Anisotropy of upper critical fields and interface superconductivity in FeSe/SrTiO3 grown by PLD

TL;DR

This study investigates the anisotropic superconducting properties of ultrathin FeSe films grown on SrTiO3 using pulsed laser deposition, revealing interface-confined superconductivity and significant anisotropy in critical fields.

Contribution

First demonstration of interface-confined superconductivity in FeSe/SrTiO3 films grown by pulsed laser deposition with detailed anisotropic critical field analysis.

Findings

Large anisotropy in upper critical fields ($ > 11.9)

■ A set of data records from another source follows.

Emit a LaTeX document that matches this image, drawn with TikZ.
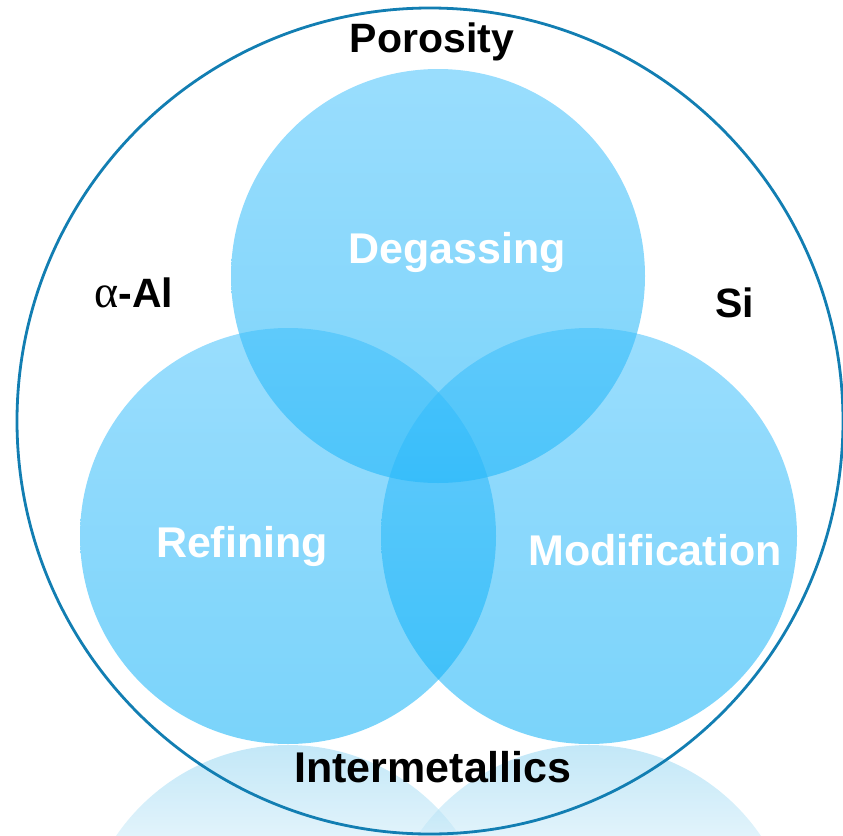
\documentclass[tikz,border=0pt]{standalone}
\usepackage{fontspec}
\setmainfont{Liberation Sans}
\newfontfamily\greekfont{Liberation Serif}
\definecolor{ringblue}{RGB}{18,126,178}
\definecolor{balltop}{RGB}{60,190,252}
\definecolor{ballbot}{RGB}{0,172,246}
\definecolor{echotop}{RGB}{135,209,241}
\definecolor{echobot}{RGB}{195,231,247}
\tikzset{
  ball/.style={top color=balltop,bottom color=ballbot,fill opacity=0.52,draw=none},
  tag/.style={anchor=base,inner sep=0pt,font=\bfseries\fontsize{41}{48}\selectfont},
  inside/.style={tag,text=white,font=\bfseries\fontsize{43}{50}\selectfont},
}
\begin{document}
\begin{tikzpicture}[x=1pt,y=-1pt]
\useasboundingbox (0,0) rectangle (843,835);
% faded mirror image below
\foreach \cx in {288,589}{
\begin{scope}
\clip (\cx,953) circle [radius=208];
\shade[top color=echotop,bottom color=echobot,fill opacity=0.5] (0,745) rectangle (843,835);
\end{scope}
}
% outer ring
\draw[ringblue,line width=2.8pt] (430,421) circle [radius=413];
% the three circles
\shade[ball] (438,276) circle [radius=207];
\shade[ball] (288,536) circle [radius=208];
\shade[ball] (589,536) circle [radius=208];
% labels
\node[tag] (poro) at (432,52) {Porosity};
\node[tag] (alal) at (134,307) {{\greekfont\mdseries\fontsize{46}{50}\selectfont α}-Al};
\node[tag] (si) at (735,317) {Si};
\node[tag,font=\bfseries\fontsize{43}{50}\selectfont] (inter) at (433,782) {Intermetallics};
\node[inside] (degas) at (457,263) {Degassing};
\node[inside] (refin) at (242,557) {Refining};
\node[inside] (modif) at (655,565) {Modification};
\end{tikzpicture}
\end{document}
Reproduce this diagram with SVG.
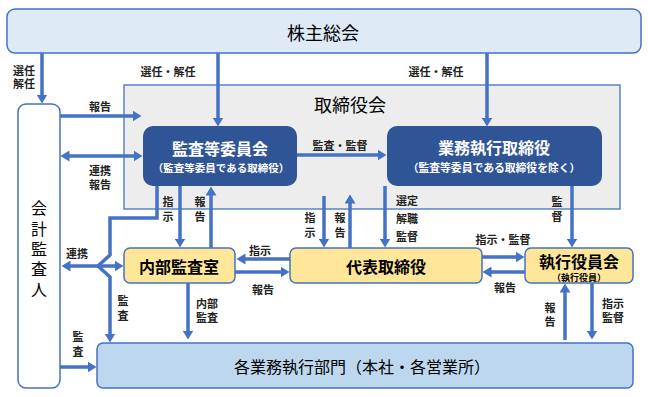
<svg xmlns="http://www.w3.org/2000/svg" width="648" height="397" viewBox="0 0 648 397">
<style>
text{font-family:"Noto Sans CJK JP","Noto Sans CJK SC",sans-serif;fill:#000;text-anchor:middle;dominant-baseline:central}
.lbl{font-size:11px;font-weight:bold;fill:#222}
.v{writing-mode:vertical-rl;letter-spacing:4px}
.big{font-size:18px}
.nd{font-size:16px;font-weight:bold}
.wt{fill:#fff}
.ar{fill:none;stroke:#4472C4;stroke-width:3.5}
</style>
<defs>
<marker id="ah" markerUnits="userSpaceOnUse" markerWidth="10" markerHeight="11" refX="0.5" refY="5.5" orient="auto-start-reverse">
<path d="M0,0 L9,5.5 L0,11 z" fill="#4472C4"/>
</marker>
</defs>

<g id="shareholders">
<rect x="7" y="9" width="634" height="44" rx="8" fill="#DEEBF7" stroke="#4472C4" stroke-width="1.5"/>
<text class="big" x="323" y="32">株主総会</text>
</g>

<g id="board">
<rect x="124" y="85" width="496" height="124" fill="#EDEDED" stroke="#4472C4" stroke-width="1.3"/>
<text class="big" x="350" y="104">取締役会</text>
</g>

<g id="audit-committee">
<rect x="143" y="126" width="154" height="60" rx="10" fill="#2F5597"/>
<text class="wt" x="220" y="148"><tspan class="nd">監査等委員会</tspan><tspan x="221" y="167" style="font-size:10.5px;font-weight:bold">（監査等委員である取締役）</tspan></text>
</g>

<g id="exec-directors">
<rect x="387" y="126" width="215" height="60" rx="10" fill="#2F5597"/>
<text class="wt" x="494" y="147"><tspan class="nd">業務執行取締役</tspan><tspan x="494" y="167" style="font-size:10.8px;font-weight:bold">（監査等委員である取締役を除く）</tspan></text>
</g>

<g id="auditor">
<rect x="18" y="104" width="42" height="284" rx="8" fill="#fff" stroke="#4472C4" stroke-width="1.5"/>
<text class="v" style="font-size:16px;letter-spacing:4.3px" x="39" y="251">会計監査人</text>
</g>

<g id="internal-audit">
<rect x="124" y="248" width="111" height="35" rx="6" fill="#FFE699" stroke="#4472C4" stroke-width="1.5"/>
<text class="nd" x="179" y="266">内部監査室</text>
</g>

<g id="representative">
<rect x="290" y="248" width="192" height="35" rx="6" fill="#FFE699" stroke="#4472C4" stroke-width="1.5"/>
<text class="nd" x="386" y="266">代表取締役</text>
</g>

<g id="exec-officers">
<rect x="525" y="248" width="108" height="35" rx="6" fill="#FFE699" stroke="#4472C4" stroke-width="1.5"/>
<text x="579" y="261"><tspan class="nd">執行役員会</tspan><tspan x="579" y="277" style="font-size:9px;font-weight:bold">（執行役員）</tspan></text>
</g>

<g id="divisions">
<rect x="97" y="343" width="536" height="45" rx="6" fill="#BDD7EE" stroke="#4472C4" stroke-width="1.5"/>
<text x="362" y="366" style="font-size:16px">各業務執行部門（本社・各営業所）</text>
</g>

<g id="connectors">
<path class="ar" d="M42,53 V95" marker-end="url(#ah)"/>
<path class="ar" d="M218,53 V118" marker-end="url(#ah)"/>
<path class="ar" d="M487,53 V118" marker-end="url(#ah)"/>
<path class="ar" d="M60,116 H133" marker-end="url(#ah)"/>
<path class="ar" d="M69,156 H134" marker-start="url(#ah)" marker-end="url(#ah)"/>
<path class="ar" d="M297,155 H378" marker-end="url(#ah)"/>
<path class="ar" d="M180,186 V239" marker-end="url(#ah)"/>
<path class="ar" d="M211,248 V195" marker-end="url(#ah)"/>
<path class="ar" d="M157,186 V218 H110 V255 L98,266 L110,277 V334" marker-end="url(#ah)"/>
<path class="ar" d="M98,266 H70" marker-end="url(#ah)"/>
<path class="ar" d="M98,266 H115" marker-end="url(#ah)"/>
<path class="ar" d="M324,196 V239" marker-end="url(#ah)"/>
<path class="ar" d="M350,248 V203" marker-end="url(#ah)"/>
<path class="ar" d="M385,186 V239" marker-end="url(#ah)"/>
<path class="ar" d="M572,186 V239" marker-end="url(#ah)"/>
<path class="ar" d="M290,259 H245" marker-end="url(#ah)"/>
<path class="ar" d="M235,272 H281" marker-end="url(#ah)"/>
<path class="ar" d="M482,257 H516" marker-end="url(#ah)"/>
<path class="ar" d="M525,272 H491" marker-end="url(#ah)"/>
<path class="ar" d="M188,283 V331" marker-end="url(#ah)"/>
<path class="ar" d="M60,367 H88" marker-end="url(#ah)"/>
<path class="ar" d="M565,340 V292" marker-end="url(#ah)"/>
<path class="ar" d="M592,283 V331" marker-end="url(#ah)"/>
</g>

<g id="labels">
<text class="lbl" x="24" y="70">選任<tspan x="24" y="83">解任</tspan></text>
<text class="lbl" x="168" y="71">選任・解任</text>
<text class="lbl" x="436" y="71">選任・解任</text>
<text class="lbl" x="100" y="106">報告</text>
<text class="lbl" x="100" y="170">連携<tspan x="100" y="184">報告</tspan></text>
<text class="lbl" x="340" y="145">監査・監督</text>
<text class="lbl v" x="168" y="211">指示</text>
<text class="lbl v" x="200" y="211">報告</text>
<text class="lbl v" x="310" y="227">指示</text>
<text class="lbl v" x="340" y="227">報告</text>
<text class="lbl" x="407" y="200">選定<tspan x="407" y="218">解職</tspan><tspan x="407" y="236">監督</tspan></text>
<text class="lbl v" x="557" y="211">監督</text>
<text class="lbl" x="503" y="239">指示・監督</text>
<text class="lbl" x="77" y="253">連携</text>
<text class="lbl" x="260" y="250">指示</text>
<text class="lbl" x="263" y="289">報告</text>
<text class="lbl" x="505" y="287">報告</text>
<text class="lbl v" x="123" y="310">監査</text>
<text class="lbl" x="207" y="303">内部<tspan x="207" y="317">監査</tspan></text>
<text class="lbl v" x="78" y="346">監査</text>
<text class="lbl v" x="550" y="316" style="letter-spacing:3px">報告</text>
<text class="lbl" x="613" y="303">指示<tspan x="613" y="317">監督</tspan></text>
</g>
</svg>
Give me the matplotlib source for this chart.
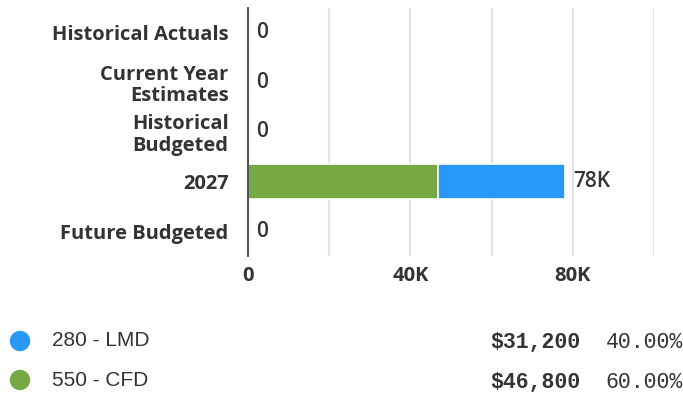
import matplotlib
matplotlib.use("Agg")
import matplotlib.pyplot as plt
from matplotlib.patches import Ellipse

categories = ["Historical Actuals", "Current Year\nEstimates", "Historical\nBudgeted", "2027", "Future Budgeted"]
cfd_values = [0, 0, 0, 46800, 0]
lmd_values = [0, 0, 0, 31200, 0]
totals_labels = ["0", "0", "0", "78K", "0"]
grid_ticks = [0, 20000, 40000, 60000, 80000, 100000]
xtick_labels = ["0", "", "40K", "", "80K", ""]
legend_names = ["280 - LMD", "550 - CFD"]
legend_amounts = ["$31,200", "$46,800"]
legend_pcts = ["40.00%", "60.00%"]

blue = "#2899f8"
green = "#76a944"
text_dark = "#333333"

W, H = 683, 398
fig = plt.figure(figsize=(W / 100, H / 100), dpi=100)
ax = fig.add_axes([248 / W, 1 - 256 / H, (654 - 248) / W, (256 - 8) / H])

ypos = list(range(len(categories)))
ax.barh(ypos, cfd_values, height=0.7, color=green, edgecolor="white", linewidth=1.2, zorder=3)
ax.barh(ypos, lmd_values, left=cfd_values, height=0.7, color=blue, edgecolor="white", linewidth=1.2, zorder=3)

ax.set_xlim(0, 100000)
ax.set_ylim(len(categories) - 0.5, -0.5)
ax.set_xticks(grid_ticks)
ax.set_xticklabels(xtick_labels)
ax.tick_params(axis="x", length=0, pad=7, labelsize=14.5, labelcolor=text_dark)
for lab in ax.get_xticklabels():
    lab.set_fontfamily("Open Sans")
    lab.set_fontweight("bold")
ax.set_yticks(ypos)
ax.set_yticklabels(categories, fontfamily="Open Sans", fontweight="bold", fontsize=14.5, color=text_dark, linespacing=1.1)
ax.tick_params(axis="y", length=0, pad=14)
ax.grid(axis="x", color="#e3e3e3", linewidth=1.5, zorder=0)
ax.set_axisbelow(True)
for s in ["top", "right", "bottom"]:
    ax.spines[s].set_visible(False)
ax.spines["left"].set_color("#333333")
ax.spines["left"].set_linewidth(1.2)
ax.spines["left"].set_zorder(4)

for i, lab in enumerate(totals_labels):
    tot = cfd_values[i] + lmd_values[i]
    ax.annotate(lab, (tot, i), xytext=(6, 0), textcoords="offset points",
                va="center", ha="left", fontsize=15, fontweight="semibold",
                color=text_dark, fontfamily="Open Sans")

# legend
ys = [341, 380]
colors = [blue, green]
for y, c, name, amt, pct in zip(ys, colors, legend_names, legend_amounts, legend_pcts):
    fig.patches.append(Ellipse((20 / W, 1 - y / H), 19 / W, 19 / H,
                               transform=fig.transFigure, color=c))
    fig.text(52 / W, 1 - y / H, name, ha="left", va="center", fontsize=15,
             fontfamily="Liberation Sans", color=text_dark)
    fig.text(580 / W, 1 - (y + 2) / H, amt, ha="right", va="center", fontsize=15.5,
             fontfamily="Liberation Mono", fontweight="bold", color=text_dark)
    fig.text(683 / W, 1 - (y + 2) / H, pct, ha="right", va="center", fontsize=15.5,
             fontfamily="Liberation Mono", color=text_dark)

fig.savefig("out.png", dpi=100)
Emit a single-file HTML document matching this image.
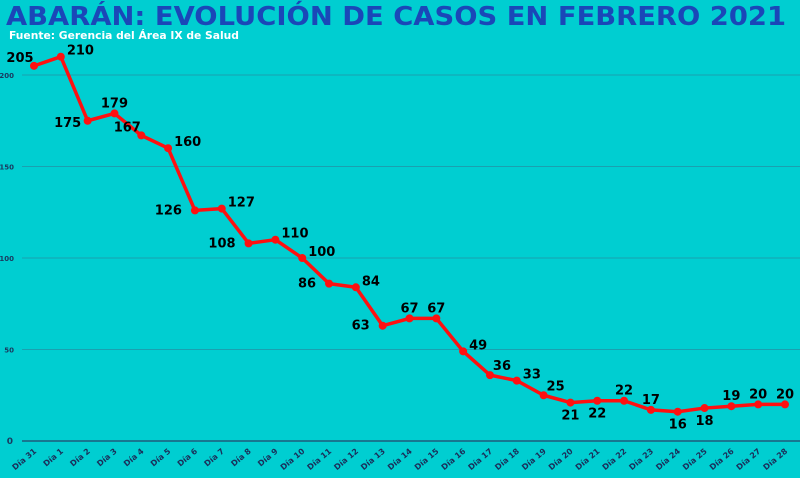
<!DOCTYPE html>
<html><head><meta charset="utf-8"><style>
html,body{margin:0;padding:0;background:#00CED1;}
svg{display:block;font-family:"DejaVu Sans","Liberation Sans",sans-serif;}
</style></head><body>
<svg id="chart" width="800" height="478" viewBox="0 0 800 478">
<rect width="800" height="478" fill="#00CED1"/>
<text x="6" y="25" font-size="26" font-weight="bold" fill="#1a47b8" textLength="780" lengthAdjust="spacingAndGlyphs">ABARÁN: EVOLUCIÓN DE CASOS EN FEBRERO 2021</text>
<text x="9" y="39" font-size="11" font-weight="bold" fill="#ffffff" textLength="230" lengthAdjust="spacingAndGlyphs">Fuente: Gerencia del Área IX de Salud</text>
<g id="grid"></g><g id="xlabels"></g><g id="series"></g><g id="vlabels"></g>
</svg>
<script>
const categories=["Día 31","Día 1","Día 2","Día 3","Día 4","Día 5","Día 6","Día 7","Día 8","Día 9","Día 10","Día 11","Día 12","Día 13","Día 14","Día 15","Día 16","Día 17","Día 18","Día 19","Día 20","Día 21","Día 22","Día 23","Día 24","Día 25","Día 26","Día 27","Día 28"];
const values=[205,210,175,179,167,160,126,127,108,110,100,86,84,63,67,67,49,36,33,25,21,22,22,17,16,18,19,20,20];
const yTicks=[0,50,100,150,200];
const labelPos=["al","r","bl","a","al","r","l","r","l","r","r","l","r","l","a","a","r","ar","r","ar","b","b","a","a","b","b","a","a","a"];
const NS="http://www.w3.org/2000/svg";
const x0=34,x1=785,yBase=441,yTop=75;
function xs(i){return x0+(x1-x0)*i/(categories.length-1);}
function ys(v){return yBase-(yBase-yTop)*v/200;}
function mk(tag,attrs,parent){const e=document.createElementNS(NS,tag);for(const k in attrs)e.setAttribute(k,attrs[k]);parent.appendChild(e);return e;}
const grid=document.getElementById('grid');
yTicks.forEach(t=>{
  const l=mk('line',{x1:22,x2:800,y1:ys(t),y2:ys(t),stroke:t===0?'#1f5a7a':'#1aa0b0','stroke-width':t===0?1.5:1},grid);
  
  
  const tx=mk('text',{x:t===0?13:14,y:ys(t)+3,'font-size':t===0?9:7,'font-weight':'bold',fill:'#1a3a60','text-anchor':'end'},grid);
  tx.textContent=t;
  
  
});
const xl=document.getElementById('xlabels');
categories.forEach((c,i)=>{
  const x=xs(i)+3,y=452;
  const t=mk('text',{x:x,y:y,'font-size':8,'font-weight':'bold',fill:'#1a2f5a','text-anchor':'end',transform:`rotate(-40 ${x} ${y})`},xl);
  t.textContent=c;
  
  
});
const s=document.getElementById('series');
const line=mk('polyline',{points:values.map((v,i)=>xs(i)+','+ys(v)).join(' '),fill:'none',stroke:'#ff1010','stroke-width':3.5,'stroke-linejoin':'round'},s);


values.forEach((v,i)=>{
  const c=mk('circle',{cx:xs(i),cy:ys(v),r:4,fill:'#ff1010'},s);
  
  
});
const vl=document.getElementById('vlabels');
const off={l:[-13,4],r:[6,-2],a:[0,-6],b:[0,17],al:[-14,-4],ar:[12,-5],bl:[-20,6]};
const anc={l:'end',r:'start',a:'middle',b:'middle',al:'middle',ar:'middle',bl:'middle'};
values.forEach((v,i)=>{
  const p=labelPos[i],o=off[p];
  const t=mk('text',{x:xs(i)+o[0],y:ys(v)+o[1],'font-size':13,'font-weight':'bold',fill:'#000','text-anchor':anc[p]},vl);
  t.textContent=v;
  
  
});
</script>
</body></html>
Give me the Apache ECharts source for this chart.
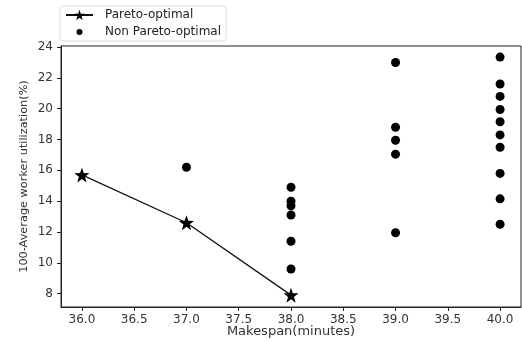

Superconductivity confined at the FeSe/SrTiO3 interface

Coherence lengths smaller than the FeSe c-axis length

Abstract

In this study, we grow FeSe/SrTiO$_{3}$ with thicknesses of 4-19 nm using pulsed laser deposition and investigate their magneto-transport properties. The thinnest film (4 nm) exhibit negative Hall effect, indicating electron transfer into FeSe from the SrTiO$_{3}$ substrate. This is in agreement with reports on ultrathin FeSe/SrTiO$_{3}$ grown by molecular beam epitaxy. The upper critical field is found to exhibit large anisotropy ($\gamma >$ 11.9), estimated from the data near the transition temperature ($T_{\mathrm{c}}$). In particular, the estimated coherence lengths in the perpendicular direction are 0.15-0.27 nm, which are smaller than the c-axis length of FeSe, and are found to be almost independent of the total thicknesses of the films. These results indicate that superconductivity is confined at the interface of FeSe/SrTiO$_{3}$.